NVIDIA is looking to grow its company and establish teams with the most thoughtful people in the world. They are seeking a visionary Senior Engineering Manager to lead the Data Center Telemetry team. This role is responsible for driving the architecture, development, and deployment of telemetry solutions at scale for next-generation AI supercomputing platforms.
Requirements
- Strong knowledge of DMTF/PLDM for OOB telemetry collection, time series databases (e.g., InfluxDB, Prometheus) and REST APIs (Redfish).
- Deep understanding of Server and firmware architecture and optimization for low-latency APIs.
- Proven track record of delivering scalable server products and telemetry solutions.
- Experience with SCM (Git, Perforce) and project management tools (Jira).
- Hands-on experience with x86/ARM system architecture and coding (C/C++, Python).

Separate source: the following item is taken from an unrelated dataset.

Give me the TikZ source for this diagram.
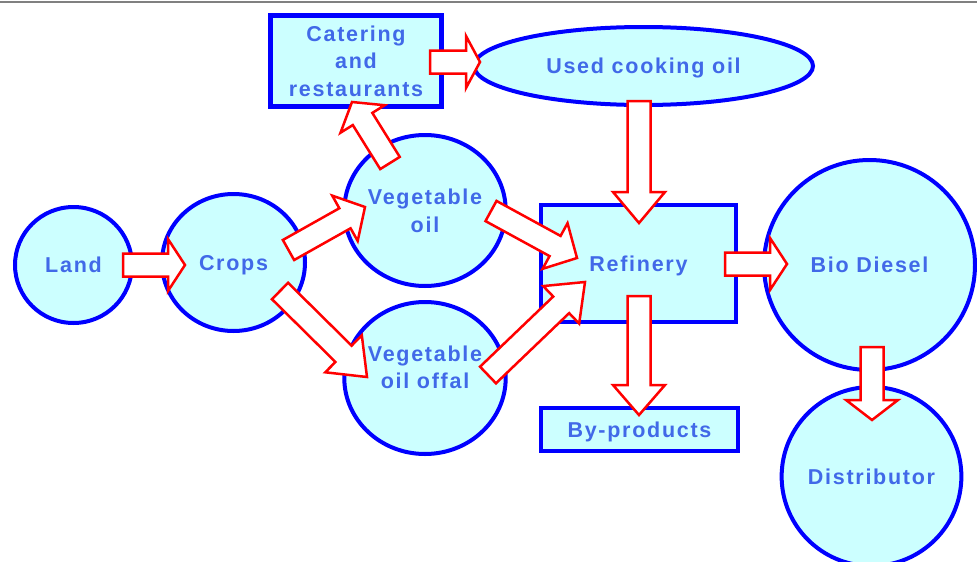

- Familiarity with Confidential Compute and notification systems.
- Demonstrated ability to analyze algorithms for time/space complexity and system resource requirements.
Responsibilities
- Own the end-to-end architecture and delivery for telemetry solutions, including fleet health monitoring, fault remediation, and data visualization at scale.
- Owning OOB telemetry solution and data validation for telemetry from each underlying device.
- Recruit, develop, and motivate a high-performing engineering team focused on platform telemetry, RAS and observability.
- Continuously improve software development processes for optimal productivity and quality.
- Work across teams to ensure seamless integration of telemetry solutions with platform firmware, server architecture, and data center management.
- Drive product life cycles with QA teams, ensuring robust testing, productization, and delivery.
- Hands-on experience with x86/ARM system architecture and coding (C/C++, Python).
Other
- 12+ overall years of relevant experience and 5 yrs of managing systems/platform software teams, ideally in server RAS, firmware, telemetry, or data center solutions.
- BS, MS, or PhD in EE/CS or related field (or equivalent experience).
- Excellent written and oral communication skills, strong work ethic, and commitment to teamwork.
- You are a self-starter who loves to find creative solutions to complicated problems and hands on with coding.
- Experience building and scaling telemetry collection and analysis engines.